I was in the midst of graduating college when the New Coke marketing disaster happened. I had other things on my mind so wasn’t really paying attention. The high-profile roll-out has become an object lesson for how NOT to enhance a major brand and the near-immediate reversal has been touted as how to make lemonade out of lemons, in the billion-dollar retail sense.
This weekend had an interesting dichotomy in the local theater world as the high-profile world premiere RIVER DITTY opened at Virginia Rep while Richmond Triangle Player rolled out the classic drama THE NORMAL HEART. The seminal Larry Kramer AIDS play debuted in 1985, the same year New Coke hit stores. That’s about where the parallel ends.
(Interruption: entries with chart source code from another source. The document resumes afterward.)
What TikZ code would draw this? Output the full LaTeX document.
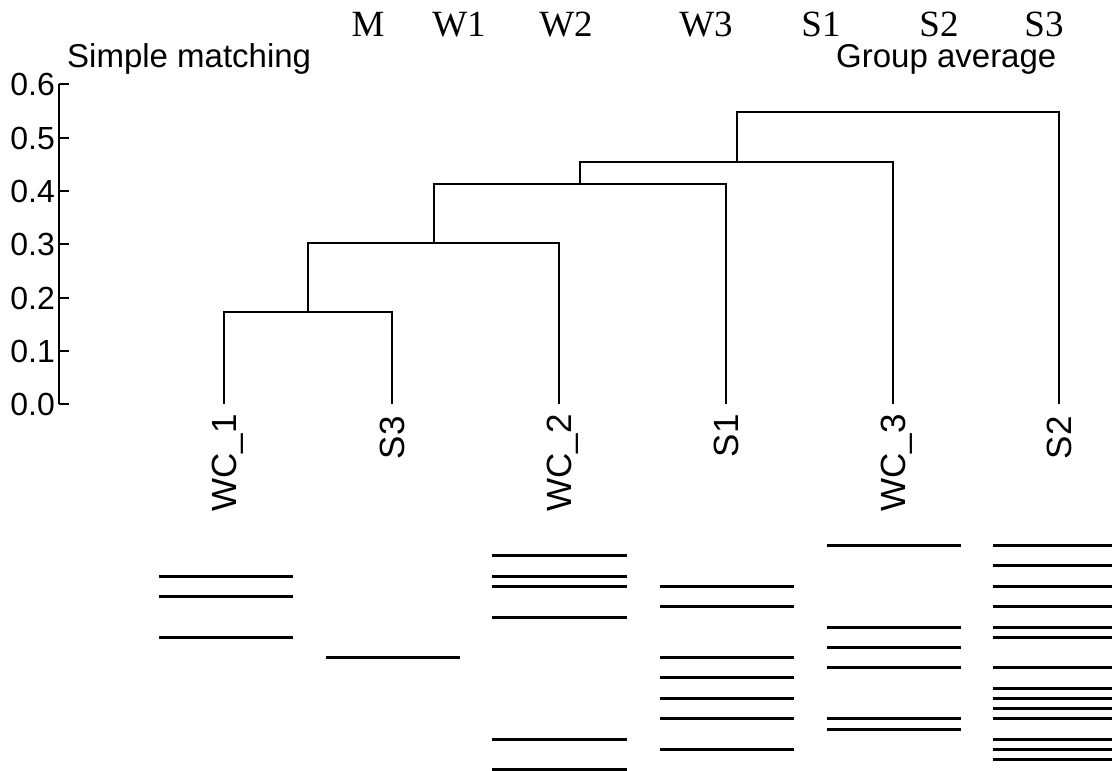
\documentclass[tikz,border=0pt]{standalone}
\usepackage{fontspec}
\setmainfont{Liberation Serif}
\setsansfont{Liberation Sans}
\begin{document}
\begin{tikzpicture}[x=1pt,y=-1pt,
  dend/.style={line width=2.7pt},
  axisline/.style={line width=2.4pt},
  bandline/.style={line width=3pt},
  ticklab/.style={font=\sffamily\fontsize{32}{32}\selectfont, anchor=east, inner sep=0pt},
  leaflab/.style={font=\sffamily\fontsize{35}{35}\selectfont, rotate=90, anchor=base east, inner sep=0pt},
  titlelab/.style={font=\sffamily\fontsize{33}{33}\selectfont, anchor=base west, inner sep=0pt},
  samplelab/.style={font=\rmfamily\fontsize{37}{37}\selectfont, anchor=base, inner sep=0pt}]
\useasboundingbox (0,0) rectangle (1112,771);
\fill[white] (0,0) rectangle (1112,771);

% sample header
\node[samplelab] (hM)  at (368,36) {M};
\node[samplelab] (hW1) at (459,36) {W1};
\node[samplelab] (hW2) at (566,36) {W2};
\node[samplelab] (hW3) at (706,36) {W3};
\node[samplelab] (hS1) at (821,36) {S1};
\node[samplelab] (hS2) at (939,36) {S2};
\node[samplelab] (hS3) at (1044,36) {S3};

% titles
\node[titlelab] (tl) at (67,67) {Simple matching};
\node[titlelab] (tr) at (836,67) {Group average};

% axis
\coordinate (atop) at (59,84);
\coordinate (abot) at (59,404);
\draw[axisline] (atop) -- (abot);
\foreach \v/\yy in {0.6/84,0.5/138,0.4/191,0.3/244,0.2/298,0.1/351,0.0/404}{
  \draw[axisline] (59,\yy) -- (69,\yy);
  \node[ticklab] at (55,\yy) {\v};
}

% leaves
\coordinate (wc1) at (224,404);
\coordinate (s3)  at (392,404);
\coordinate (wc2) at (559,404);
\coordinate (s1)  at (726,404);
\coordinate (wc3) at (893,404);
\coordinate (s2)  at (1059,404);

% merges
\coordinate (m1) at (308,312);
\coordinate (m2) at (434,243);
\coordinate (m3) at (580,184);
\coordinate (m4) at (737,162);
\coordinate (m5) at (898,112);

\draw[dend] (wc1) |- (m1) -| (s3);
\draw[dend] (m1) |- (m2) -| (wc2);
\draw[dend] (m2) |- (m3) -| (s1);
\draw[dend] (m3) |- (m4) -| (wc3);
\draw[dend] (m4) |- (m5) -| (s2);

% leaf labels
\node[leaflab] (lwc1) at (236,414) {WC\_1};
\node[leaflab] (ls3)  at (404,416) {S3};
\node[leaflab] (lwc2) at (571,414) {WC\_2};
\node[leaflab] (ls1)  at (738,414) {S1};
\node[leaflab] (lwc3) at (905,414) {WC\_3};
\node[leaflab] (ls2)  at (1071,416) {S2};

% bands
\foreach \yy in {576,596,637}{\draw[bandline] (159,\yy) -- (293,\yy);}
\foreach \yy in {657}{\draw[bandline] (326,\yy) -- (460,\yy);}
\foreach \yy in {555,576,586,617,739,769}{\draw[bandline] (492,\yy) -- (627,\yy);}
\foreach \yy in {586,606,657,677,698,718,749}{\draw[bandline] (660,\yy) -- (794,\yy);}
\foreach \yy in {545,627,647,667,718,729}{\draw[bandline] (827,\yy) -- (961,\yy);}
\foreach \yy in {545,565,586,606,627,637,667,688,698,708,718,739,749,759}{\draw[bandline] (993,\yy) -- (1112,\yy);}
\end{tikzpicture}
\end{document}
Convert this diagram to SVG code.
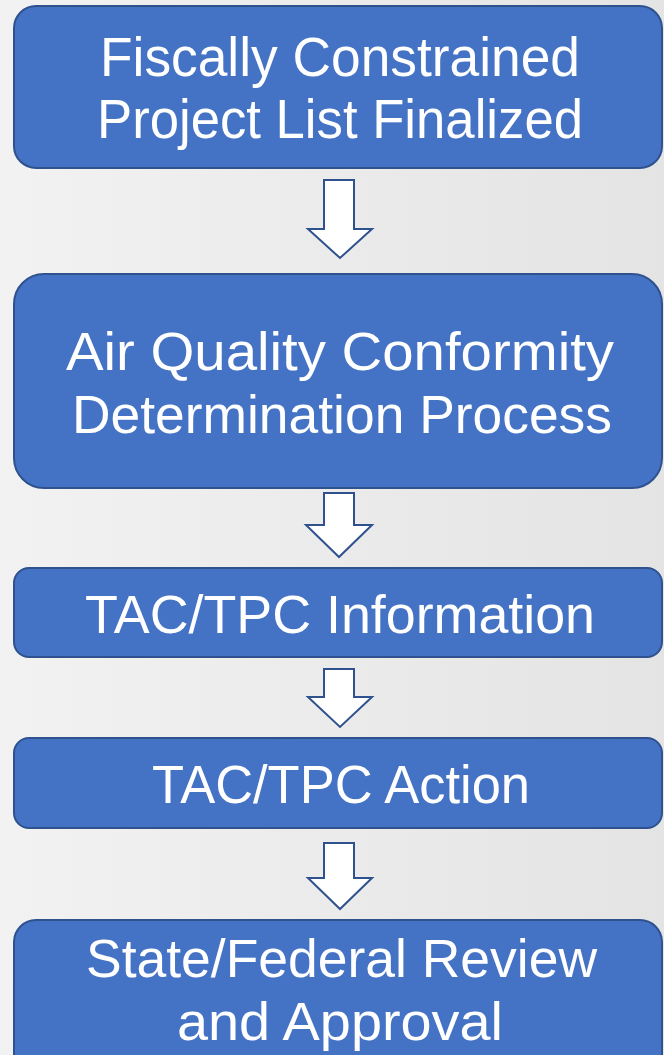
<svg xmlns="http://www.w3.org/2000/svg" width="664" height="1055" viewBox="0 0 664 1055">
<defs>
<linearGradient id="bg" x1="0" y1="0" x2="1" y2="0">
<stop offset="0" stop-color="#f2f2f2"/>
<stop offset="1" stop-color="#e4e4e4"/>
</linearGradient>
</defs>
<style>
.box{fill:#4472C4;stroke:#2F528F;stroke-width:2}
.arr{fill:#ffffff;stroke:#2F528F;stroke-width:2;stroke-linejoin:miter}
.t{fill:#ffffff;font-family:"Liberation Sans",Arial,sans-serif;font-size:54px;text-anchor:start}
</style>
<rect x="0" y="0" width="664" height="1055" fill="url(#bg)"/>
<g id="n1">
<rect class="box" x="14" y="6" width="648" height="162" rx="22"/>
<text class="t" x="100" y="76" textLength="480" lengthAdjust="spacingAndGlyphs" style="font-size:56px">Fiscally Constrained</text>
<text class="t" x="97" y="138" textLength="486" lengthAdjust="spacingAndGlyphs" style="font-size:56px">Project List Finalized</text>
</g>
<g id="n2">
<rect class="box" x="14" y="274" width="648" height="214" rx="30"/>
<text class="t" x="66" y="370" textLength="548" lengthAdjust="spacingAndGlyphs">Air Quality Conformity</text>
<text class="t" x="72" y="433" textLength="540" lengthAdjust="spacingAndGlyphs">Determination Process</text>
</g>
<g id="n3">
<rect class="box" x="14" y="568" width="648" height="89" rx="15"/>
<text class="t" x="85" y="633" textLength="510" lengthAdjust="spacingAndGlyphs">TAC/TPC Information</text>
</g>
<g id="n4">
<rect class="box" x="14" y="738" width="648" height="90" rx="15"/>
<text class="t" x="152" y="803" textLength="378" lengthAdjust="spacingAndGlyphs">TAC/TPC Action</text>
</g>
<g id="n5">
<rect class="box" x="14" y="920" width="648" height="160" rx="22"/>
<text class="t" x="86" y="977" textLength="511" lengthAdjust="spacingAndGlyphs">State/Federal Review</text>
<text class="t" x="177" y="1040" textLength="326" lengthAdjust="spacingAndGlyphs">and Approval</text>
</g>
<g id="connectors">
<polygon class="arr" points="324,180 354,180 354,229 372,229 340,258 308,229 324,229"/>
<polygon class="arr" points="324,493 354,493 354,525 372,525 339,557 306,525 324,525"/>
<polygon class="arr" points="324,669 354,669 354,697 372,697 340,727 308,697 324,697"/>
<polygon class="arr" points="324,843 354,843 354,878 372,878 340,909 308,878 324,878"/>
</g>
</svg>
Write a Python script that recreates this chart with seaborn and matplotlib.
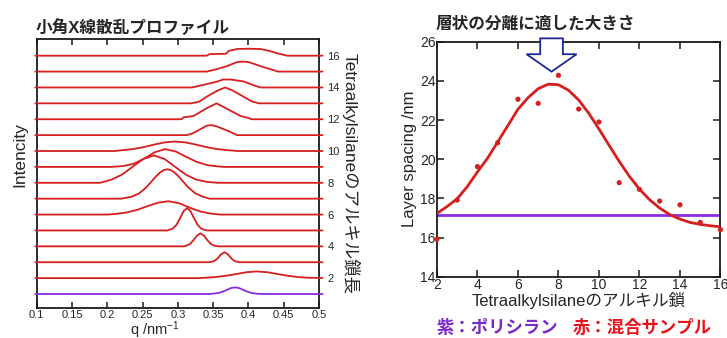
import matplotlib
matplotlib.use("Agg")
import matplotlib.pyplot as plt
import matplotlib.patches as patches
import seaborn as sns
import pandas as pd

# SAXS profiles: q knots and peak heights above each baseline (baseline = chain length)
c01_q = [0.098, 0.345, 0.357, 0.363, 0.369, 0.375, 0.381, 0.387, 0.393, 0.399, 0.405, 0.411, 0.420, 0.505]
c01_i = [0, 0, 0.06, 0.14, 0.25, 0.37, 0.42, 0.37, 0.25, 0.14, 0.06, 0.02, 0, 0]
c02_q = [0.098, 0.330, 0.337, 0.352, 0.367, 0.382, 0.397, 0.412, 0.427, 0.442, 0.457, 0.472, 0.487, 0.505]
c02_i = [0, 0, 0.02, 0.06, 0.14, 0.25, 0.37, 0.42, 0.37, 0.25, 0.14, 0.06, 0.02, 0.01]
c03_q = [0.098, 0.344, 0.351, 0.356, 0.361, 0.366, 0.371, 0.376, 0.381, 0.388, 0.505]
c03_i = [0, 0, 0.06, 0.23, 0.49, 0.63, 0.49, 0.23, 0.06, 0, 0]
c04_q = [0.098, 0.308, 0.312, 0.317, 0.322, 0.327, 0.332, 0.337, 0.342, 0.347, 0.352, 0.358, 0.505]
c04_i = [0, 0, 0.04, 0.14, 0.38, 0.67, 0.82, 0.67, 0.38, 0.14, 0.04, 0, 0]
c05_q = [0.098, 0.285, 0.293, 0.298, 0.303, 0.308, 0.313, 0.318, 0.323, 0.328, 0.333, 0.338, 0.342, 0.505]
c05_i = [0, 0, 0.12, 0.35, 0.76, 1.21, 1.41, 1.21, 0.76, 0.35, 0.12, 0.03, 0, 0]
c06_q = [0.098, 0.200, 0.212, 0.227, 0.242, 0.257, 0.272, 0.287, 0.302, 0.317, 0.332, 0.347, 0.360, 0.505]
c06_i = [0, 0, 0.04, 0.13, 0.29, 0.53, 0.75, 0.84, 0.71, 0.43, 0.19, 0.06, 0, 0]
c07_q = [0.098, 0.220, 0.235, 0.245, 0.255, 0.265, 0.270, 0.275, 0.280, 0.285, 0.290,
         0.295, 0.300, 0.305, 0.315, 0.325, 0.335, 0.345, 0.505]
c07_i = [0, 0, 0.13, 0.33, 0.70, 1.20, 1.45, 1.66, 1.80, 1.85, 1.80,
         1.66, 1.45, 1.20, 0.70, 0.33, 0.13, 0, 0]
c08_q = [0.098, 0.190, 0.206, 0.221, 0.236, 0.251, 0.266, 0.281, 0.296, 0.311, 0.326, 0.341, 0.356, 0.505]
c08_i = [0, 0, 0.20, 0.52, 1.01, 1.50, 1.72, 1.50, 1.01, 0.52, 0.20, 0.06, 0, 0]
c09_q = [0.098, 0.205, 0.222, 0.237, 0.252, 0.267, 0.282, 0.297, 0.312, 0.327, 0.342, 0.357, 0.365, 0.505]
c09_i = [0, 0, 0.05, 0.19, 0.51, 0.92, 1.12, 0.97, 0.63, 0.31, 0.11, 0.03, 0, 0]
c10_q = [0.098, 0.210, 0.221, 0.236, 0.251, 0.266, 0.281, 0.296, 0.311, 0.326, 0.341, 0.356, 0.371, 0.385, 0.505]
c10_i = [0, 0, 0.05, 0.12, 0.24, 0.40, 0.54, 0.60, 0.54, 0.40, 0.24, 0.12, 0.05, 0, 0]
c11_q = [0.098, 0.313, 0.322, 0.335, 0.341, 0.348, 0.355, 0.372, 0.384, 0.505]
c11_i = [0, 0, 0.13, 0.45, 0.60, 0.63, 0.55, 0.25, 0, 0]
c12_q = [0.098, 0.305, 0.308, 0.322, 0.341, 0.355, 0.374, 0.389, 0.400, 0.404, 0.505]
c12_i = [0, 0, 0.12, 0.20, 0.70, 1.00, 0.55, 0.20, 0.08, 0, 0]
c13_q = [0.098, 0.318, 0.330, 0.341, 0.356, 0.367, 0.378, 0.393, 0.405, 0.415, 0.505]
c13_i = [0, 0, 0.10, 0.42, 0.80, 1.00, 0.80, 0.42, 0.12, 0, 0]
c14_q = [0.098, 0.320, 0.337, 0.355, 0.364, 0.375, 0.393, 0.410, 0.417, 0.505]
c14_i = [0, 0, 0.17, 0.36, 0.50, 0.50, 0.38, 0.10, 0, 0]
c15_q = [0.098, 0.341, 0.355, 0.370, 0.384, 0.392, 0.400, 0.420, 0.438, 0.441, 0.505]
c15_i = [0, 0, 0.15, 0.35, 0.60, 0.63, 0.60, 0.30, 0.06, 0, 0]
c16_q = [0.098, 0.341, 0.345, 0.368, 0.372, 0.384, 0.400, 0.417, 0.430, 0.441, 0.455, 0.505]
c16_i = [0, 0, 0.10, 0.12, 0.30, 0.42, 0.44, 0.42, 0.30, 0.15, 0, 0]

q_ticks = [0.1, 0.15, 0.2, 0.25, 0.3, 0.35, 0.4, 0.45, 0.5]
q_ticklabels = ["0.1", "0.15", "0.2", "0.25", "0.3", "0.35", "0.4", "0.45", "0.5"]
chain_ticks = [2, 4, 6, 8, 10, 12, 14, 16]

# layer spacing vs chain length
chain_len = [2, 3, 4, 5, 6, 7, 8, 9, 10, 11, 12, 13, 14, 15, 16]
spacing = [15.92, 17.91, 19.62, 20.84, 23.06, 22.85, 24.28, 22.56, 21.9,
           18.8, 18.46, 17.86, 17.67, 16.77, 16.4]
fit_x = [2.0, 2.5, 3.0, 3.5, 4.0, 4.5, 5.0, 5.5, 6.0, 6.5, 7.0, 7.5, 8.0, 8.5, 9.0,
         9.5, 10.0, 10.5, 11.0, 11.5, 12.0, 12.5, 13.0, 13.5, 14.0, 14.5, 15.0, 15.5, 16.0]
fit_y = [17.23, 17.58, 17.98, 18.6, 19.35, 20.05, 20.88, 21.71, 22.55, 23.14, 23.6, 23.83,
         23.8, 23.52, 23.02, 22.34, 21.54, 20.71, 19.89, 19.13, 18.47, 17.93, 17.5, 17.17,
         16.94, 16.77, 16.67, 16.6, 16.55]
polysilane_spacing = 17.15
best_chain = 7.66

RED = '#d81e1e'
PURPLE = '#8a2be2'

sns.set_theme(style="white")
plt.rcParams['font.family'] = ['Liberation Sans', 'Noto Sans CJK JP']
plt.rcParams['mathtext.fontset'] = 'custom'
plt.rcParams['mathtext.rm'] = 'Liberation Sans'
plt.rcParams['mathtext.default'] = 'regular'

fig = plt.figure(figsize=(7.27, 3.38), dpi=100)
ax1 = fig.add_axes([0.0505, 0.0902, 0.3883, 0.7944])
ax2 = fig.add_axes([0.601, 0.1814, 0.390, 0.6953])

# left panel: stacked profiles
traces = [(c01_q, c01_i), (c02_q, c02_i), (c03_q, c03_i), (c04_q, c04_i),
          (c05_q, c05_i), (c06_q, c06_i), (c07_q, c07_i), (c08_q, c08_i),
          (c09_q, c09_i), (c10_q, c10_i), (c11_q, c11_i), (c12_q, c12_i),
          (c13_q, c13_i), (c14_q, c14_i), (c15_q, c15_i), (c16_q, c16_i)]
for n, (q, inten) in enumerate(traces, start=1):
    df = pd.DataFrame({'q': q, 'I': [v + n for v in inten]})
    col = PURPLE if n == 1 else RED
    sns.lineplot(data=df, x='q', y='I', ax=ax1, color=col, lw=1.3,
                 estimator=None, sort=False, clip_on=False, zorder=3)

ax1.set_xlim(0.1, 0.5)
ax1.set_ylim(0.15, 17.05)
ax1.set_xticks(q_ticks)
ax1.set_xticklabels(q_ticklabels, fontsize=8)
ax1.yaxis.tick_right()
ax1.set_yticks(chain_ticks)
ax1.set_yticklabels([str(t) for t in chain_ticks], fontsize=8)
ax1.tick_params(axis='x', which='both', direction='in', length=4, width=1.1,
                top=True, bottom=True, pad=2, color='k')
ax1.tick_params(axis='y', length=0, pad=6, right=True, left=False)
ax1.set_xlabel(r'q /nm$^{-1}$', fontsize=10.5)
ax1.xaxis.set_label_coords(0.42, -0.043)
ax1.set_ylabel('')
ax1.text(1.111, 0.5, 'Tetraalkylsilaneのアルキル鎖長', transform=ax1.transAxes,
         rotation=270, ha='center', va='center', fontsize=12.5)
ax1.text(-0.06, 0.57, 'Intencity', transform=ax1.transAxes, rotation=90,
         ha='center', va='center', fontsize=12.5)
for s in ax1.spines.values():
    s.set_color('k')
    s.set_linewidth(1.3)

# right panel: layer spacing
ax2.axhline(polysilane_spacing, color=PURPLE, lw=2, zorder=2)
sns.lineplot(x=fit_x, y=fit_y, ax=ax2, color=RED, lw=2, estimator=None,
             sort=False, zorder=3)
sns.scatterplot(x=chain_len, y=spacing, ax=ax2, color=RED, s=14,
                edgecolor='none', zorder=4, clip_on=False)
ax2.set_xlim(2, 16)
ax2.set_ylim(14, 26)
ax2.set_xticks([2, 4, 6, 8, 10, 12, 14, 16])
ax2.set_yticks([14, 16, 18, 20, 22, 24, 26])
ax2.tick_params(direction='in', length=5, width=1.1, top=True, right=True,
                bottom=True, left=True, labelsize=10, pad=1, color='k')
ax2.set_xlabel('Tetraalkylsilaneのアルキル鎖', fontsize=12, labelpad=0)
ax2.set_ylabel('Layer spacing /nm', fontsize=12, labelpad=2)
for s in ax2.spines.values():
    s.set_color('k')
    s.set_linewidth(1.3)

arrow = patches.FancyArrow(best_chain, 26.17, 0, -1.7, width=1.12, head_width=2.47,
                           head_length=0.89, length_includes_head=True,
                           facecolor='white', edgecolor='#1c2a8c', lw=1.3,
                           clip_on=False, zorder=6)
ax2.add_patch(arrow)

# titles and legend text
fig.text(0.183, 0.919, '小角X線散乱プロファイル', fontsize=12, fontweight='bold',
         ha='center', va='center')
fig.text(0.736, 0.930, '層状の分離に適した大きさ', fontsize=12, fontweight='bold',
         ha='center', va='center')
fig.text(0.6007, 0.032, '紫：ポリシラン', fontsize=12.5, fontweight='bold',
         color='#7a28c8', ha='left', va='center')
fig.text(0.788, 0.032, '赤：混合サンプル', fontsize=12.5, fontweight='bold',
         color='#e8141a', ha='left', va='center')

fig.savefig('out.png', dpi=100)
But it did get me thinking about new theater versus classic. Nathaniel Shaw made a compelling case for new work on our podcast this week, his three main points being that 1) developing new work is a way for theater artists to add to the canon as part of giving back to the art form that they’ve benefited from; 2) Virginia Rep in particular wants to be a leading regional theater and the development of new work is a key part of reaching that stature; and 3) putting together a show that becomes enough of a hit that it moves to other places is a way to generate income -- sometimes substantial income -- for a regional theater.
One aspect that he didn’t list specifically but referred to throughout the interview was that theater requires new work to address contemporary issues. Even a show set in the past like RIVER DITTY is written with implicit commentary on the world today. For theater to remain relevant, it needs to be continuously refreshed.
But does that mean that “classic” theater should be shelved? Does something like THE NORMAL HEART remain relevant today when the fabric of the AIDS epidemic has changed so dramatically?
Well, a survey just came out that said a diminishing percentage of Americans know what Auschwitz was and that knowledge about the Holocaust is fading. That alone would be enough to argue for the restaging of works like Kramer’s play.
And, as director Josh Chenard made manifest in Firehouse’s restaging of DESIRE UNDER THE ELMS, to the extent that a classic show can reveal intense, riveting, sometimes disturbing aspects of the human condition, it can be continuously relevant with the appropriate guidance.
Sometimes, though, you need a new work to really dig into the meat of what’s happening in today’s world. For that, you might want to check out ONE IN FOUR, the Nu Puppis production playing through next weekend here at Firehouse. It may not grapple with deep issues with the same intensity as RIVER DITTY...okay, maybe there isn’t much issue-grappling at all going on in ONE IN FOUR. But it has some fun and nutty comic antics and a youthful and audaciously tongue in cheek idea involving theatre for life in outer space.
It’s also written by a local playwright and VCU grad (Levi Meerovich) and Nu Puppis has already shown that they’ll take theater in unexpected directions. Which is another important reason to produce new work -- to take audiences places they’ve never been before.